Scaling Support With Personality at Cards Against Humanity

People have strong feelings about Cards Against Humanity, the self-described "party game for horrible people." The idea is simple — one player asks a question from a black card, and everyone else fills in the blank with the white card they think is funniest (or often the most shocking/surprising/taboo).

As a company, Cards Against Humanity has earned a reputation for attention-grabbing marketing events, from digging a giant, pointless hole to selling literally nothing for $5, which garner praise and anger in seemingly equal parts.

Recently I heard Cards Against Humanity Co-founder Max Temkin on the Thoroughly Considered podcast talking about the tens of thousands of customer service emails their Black Friday events can generate. I immediately wondered how a small team could manage such high volumes without losing the personality that sets them apart. So I asked them!

Scaling support at Cards Against Humanity

Jenn Bane is Cards Against Humanity’s Director of Community, but she started out spending all her time directly answering customers.

"When I first started at Cards Against Humanity in early 2013, it was my job to answer all the emails in a funny and delightful way. Now we've grown, and I oversee a writing team made up of part-timers and college interns."

There are four full-time customer service team members year-round, and they typically respond to customers within 48 hours. During holiday seasons that team grows to around 10 people working directly in the support inbox. When things go wrong, Bane is able to add more capacity:

"In 2015, one of our warehouses had a meltdown and got delayed, so we brought on even more staff to help. We had something like 5,000 emails a day, every day, that December."

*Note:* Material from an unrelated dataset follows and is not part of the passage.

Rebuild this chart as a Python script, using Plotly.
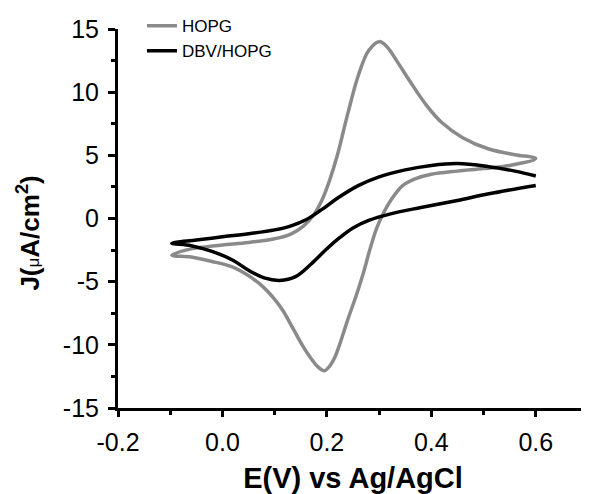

Integrating new staff is a challenge on any team, but adding people during a busy period and asking them to work directly with customers who have such high expectations of the Cards Against Humanity personality and brand is even tougher.

Bane sees support as more than reactive problem-solving. It’s an opportunity for connection: "For us customer service is very much an important part of our brand; it's a direct way to communicate with our fans." She shares two simple rules with every new customer service team member: “Priority #1 is to fix the customer's problem, but priority #2 is to make them laugh - sometimes at their expense, sometimes at ours.”

Onboarding for customer service on the Cards Against Humanity team covers the usual tools and systems, but it extends all the way to better joke writing. Bane explains:

"When we bring a new customer service person onto the team, we hold a few writing workshops. We show some old emails and how we answered them, or how we could have answered them better or sharpened up a joke.

"So we're not only teaching new folks how our systems and customer service policies work, we're also teaching them how to write in-voice."

Sample emails for Cards Against Humanity customer service training

Here are a few examples Bane uses to teach her new team members the right mix of helpfulness and humor. Combined with individual reviews, it helps them dial in the company voice quickly, which is vitally important during a busy holiday period.

Conversation Example 1
Conversation Example 1
Conversation Example 1

5 Lessons from the Cards Against Humanity support team

Your company may not sell boxes of actual...poop, but there are useful lessons to be drawn from a small team supporting a large and highly engaged customer base in a very seasonal business. Here are five ways to follow the Cards Against Humanity model.

  1. Know your business rhythms

    Understand when support demand is likely to spike, so you can ramp up your capacity in advance with time to properly onboard staff.

  2. Consider a flexible team size

    It would be easy for Cards Against Humanity to rely on their very casual brand to brazen their way through slow response times, but instead they grow their team to serve customers more quickly when they need to.

  3. Maintain your company voice

    How does your company speak to your customers? Is it consistent all the way from your advertising through sales and into service? Create a voice and tone guide to make it easier for your team to deliver great service that sounds like it all comes from the same place.

  4. Create training resources

    Don’t wait until your support team is drowning to start building support onboarding materials. As you come across excellent answers, flag them and build up a library of sample emails, chat logs or recordings that new members can use to model their work.

  5. Support is more than problem-solving

    Does your support team treat customers as fans? How would that change their day-to-day approach to customer communication?

Customer service teams have an incredible responsibility to be a human face associated with your company. Even when queues are long and the team is busy, if they are well supported, they can create truly personal experiences with your customers.